Here’s a question for any staffing owner or executive shopping for marketing support right now:
“When the leads don’t come, who do you call?”
I’m serious. Who?
The pipeline is thin, the branch managers are restless, and the sales meeting on Monday is going to be uncomfortable. Whose number do you dial?
This matters. More than you might realize.
Here’s a reality – a platform is accountable to its uptime. A partner is accountable to your pipeline.
Watch how it plays out. A campaign underperforms. The activity and results aren’t where they should be. With a so-called marketing agency that’s really a software vendor, what you get is a help desk ticket, a knowledge base article, or maybe a quarterly review where someone shows you a usage graph and asks if you’re ready to upgrade to the next tier.
What you won’t get is someone sitting across from you saying, “Here’s what we’re changing and why.”
Software doesn’t know that one of your light industrial branches is bleeding. It doesn’t know your IT vertical is on fire because your biggest client just consolidated vendors. It doesn’t know that the VP at one of your key clients hates email and only responds to phone calls.
It just keeps producing, on schedule, on spec, and indifferent to whether any of it is working.
This is where the staffing industry is being quietly sold a bill of goods. The AI platform pitch promises a marketing department-in-a-box. Hundreds of pieces of content a month, automated, and hands-off. The implicit promise underneath (but no one says out loud) is that you won’t need to think about marketing anymore. The software will take care of everything.

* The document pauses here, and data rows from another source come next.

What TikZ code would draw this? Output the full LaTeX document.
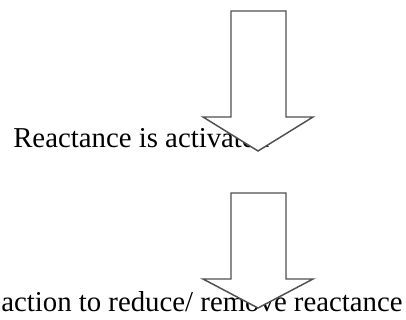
\documentclass[tikz,border=0pt]{standalone}
\usepackage{fontspec}
\setmainfont{Liberation Serif}
\usepackage{xcolor}
\usetikzlibrary{positioning}
\definecolor{arrowgray}{HTML}{505050}
\tikzset{
  steptext/.style={anchor=base west, inner sep=0pt, font=\fontsize{21.6}{24}\selectfont},
  blockarrow/.style={draw=arrowgray, fill=white, line width=1.1pt, line join=miter}
}

\begin{document}
\begin{tikzpicture}[x=0.75pt, y=-0.75pt]
    \useasboundingbox (0,0) rectangle (406,320);

    \node[steptext] (react) at (13,148) {Reactance is activated};
    \node[steptext] (action) at (1,311) {action to reduce/ remove reactance};

    % block arrows drawn over the text
    \draw[blockarrow] (231,11) -- (286,11) -- (286,117) -- (313,117)
        -- (258,151) -- (203,117) -- (231,117) -- cycle;
    \draw[blockarrow] (231,193) -- (286,193) -- (286,279) -- (313,279)
        -- (258,308) -- (203,279) -- (231,279) -- cycle;
  \end{tikzpicture}
\end{document}
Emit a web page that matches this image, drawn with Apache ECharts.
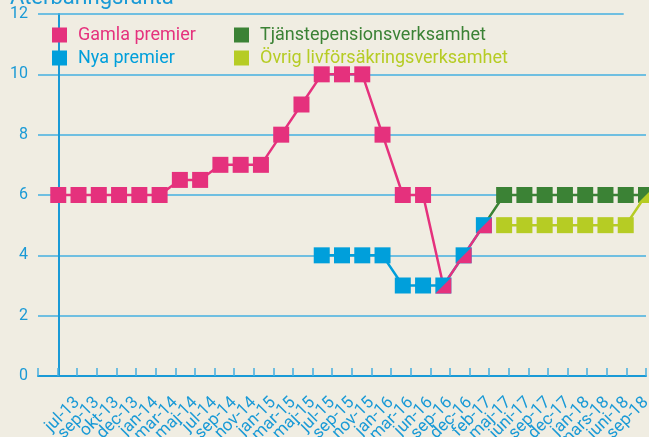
<!DOCTYPE html>
<html>
<head>
<meta charset="utf-8">
<style>
  html, body { margin: 0; background: #f0ede2; }
  #chart { width: 649px; height: 437px; }
</style>
<script src="https://cdn.jsdelivr.net/npm/echarts@6/dist/echarts.min.js"></script>
</head>
<body>
<div id="chart"></div>
<script>
// värden, ett värde per månad
const months = ['jul-13', 'sep-13', 'okt-13', 'dec-13', 'jan-14', 'mar-14', 'maj-14', 'jul-14', 'sep-14', 'nov-14',
  'jan-15', 'mar-15', 'maj-15', 'jul-15', 'sep-15', 'nov-15', 'jan-16', 'mar-16', 'jun-16', 'sep-16',
  'dec-16', 'feb-17', 'maj-17', 'juni-17', 'sep-17', 'dec-17', 'jan-18', 'mars-18', 'juni-18', 'sep-18']
const _ = null
const gamla = [6, 6, 6, 6, 6, 6, 6.5, 6.5, 7, 7, 7, 8, 9, 10, 10, 10, 8, 6, 6, 3, 4, 5, _, _, _, _, _, _, _, _]
const nya = [_, _, _, _, _, _, _, _, _, _, _, _, _, 4, 4, 4, 4, 3, 3, 3, 4, 5, _, _, _, _, _, _, _, _]
const tjanste = [_, _, _, _, _, _, _, _, _, _, _, _, _, _, _, _, _, _, _, _, _, 5, 6, 6, 6, 6, 6, 6, 6, 6]
const ovrig = [_, _, _, _, _, _, _, _, _, _, _, _, _, _, _, _, _, _, _, _, _, _, 5, 5, 5, 5, 5, 5, 5, 6]

const BLUE = '#1a9ad6'
const GRID = '#45afe0'
const colors = { gamla: '#e5317d', nya: '#009fdb', tjanste: '#3b8235', ovrig: '#b6cc24' }
const half = 'path://M1,0L1,1L0,1Z'

// där två serier har samma värde ritas övre serien som halv ruta
function items(values, under, hideFirst) {
  const out = []
  values.forEach((v, i) => {
    if (v === null)
      return
    const item = { value: [i, v] }
    if (under && under[i] === v)
      item.symbol = half
    out.push(item)
  })
  if (hideFirst)
    out[0].symbol = 'none'
  return out
}

function line(name, data, color) {
  return {
    name,
    type: 'line',
    xAxisIndex: 1,
    data,
    symbol: 'rect',
    symbolSize: 16,
    color,
    lineStyle: { width: 2.5, color },
    itemStyle: { color },
  }
}

function legend(left, entries) {
  return {
    orient: 'vertical',
    left,
    top: 26,
    padding: 0,
    icon: 'rect',
    itemWidth: 15,
    itemHeight: 15,
    itemGap: 5,
    textStyle: { fontSize: 18, lineHeight: 15, padding: [0, 0, 0, 6] },
    data: entries.map(([name, key]) => ({ name, textStyle: { color: colors[key] } })),
  }
}

const chart = echarts.init(document.getElementById('chart'))
const font = 'Roboto'

chart.setOption({
  backgroundColor: '#f0ede2',
  animation: false,
  textStyle: { fontFamily: font },
  title: {
    text: 'Återbäringsränta',
    left: 10,
    top: -13,
    padding: 0,
    textStyle: { color: BLUE, fontSize: 22, fontWeight: 'normal', fontFamily: font },
  },
  legend: [
    legend(52, [['Gamla premier', 'gamla'], ['Nya premier', 'nya']]),
    legend(234, [['Tjänstepensionsverksamhet', 'tjanste'], ['Övrig livförsäkringsverksamhet', 'ovrig']]),
  ],
  grid: { left: 38, right: 3, top: 14, bottom: 61, outerBoundsMode: 'none' },
  xAxis: [
    {
      type: 'category',
      boundaryGap: false,
      data: ['', ''].concat(months),
      axisLine: { lineStyle: { color: BLUE, width: 2 } },
      axisTick: { inside: true, length: 8, interval: 0, lineStyle: { color: GRID, width: 1.5 } },
      axisLabel: { interval: 0, rotate: 45, margin: 24, color: BLUE, fontSize: 17 },
      splitLine: { show: false },
    },
    { type: 'value', min: -1, max: 29, show: false },
  ],
  yAxis: {
    type: 'value',
    min: 0,
    max: 12,
    interval: 2,
    axisLine: { show: true, lineStyle: { color: BLUE, width: 2 } },
    axisTick: { show: false },
    axisLabel: { color: BLUE, fontSize: 16, margin: 10, padding: [12, 0, 0, 0] },
    splitLine: { lineStyle: { color: [GRID, GRID, GRID, GRID, GRID, GRID, 'transparent'], width: 1.5 } },
  },
  series: [
    Object.assign(line('Nya premier', items(nya), colors.nya), {
      markLine: {
        silent: true,
        symbol: 'none',
        label: { show: false },
        lineStyle: { color: GRID, width: 1.5, type: 'solid' },
        data: [[{ coord: [-1, 12] }, { coord: [27.9, 12] }]],
      },
    }),
    line('Gamla premier', items(gamla, nya), colors.gamla),
    line('Tjänstepensionsverksamhet', items(tjanste, null, true), colors.tjanste),
    line('Övrig livförsäkringsverksamhet', items(ovrig, tjanste), colors.ovrig),
  ],
})
</script>
</body>
</html>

Marketing for a staffing firm isn't about producing more content. It's about producing more growth. Content is the output. Growth is the result of judgment, adjustment, and a person who knows your business well enough to push back when something isn’t working.
Growth needs someone whose name is on the outcome, not just the output.
So a simple test before you sign anything is to ask the vendor what happens if this doesn’t work.
If the answer is a new template, a better prompt, or an additional module, you bought a tool. Accountability is missing.
On the other hand, if the answer is a person with a name who will be involved when you need them, you bought a partner. Accountability is shared.
Those are not the same purchases. Make sure you know which one you just bought.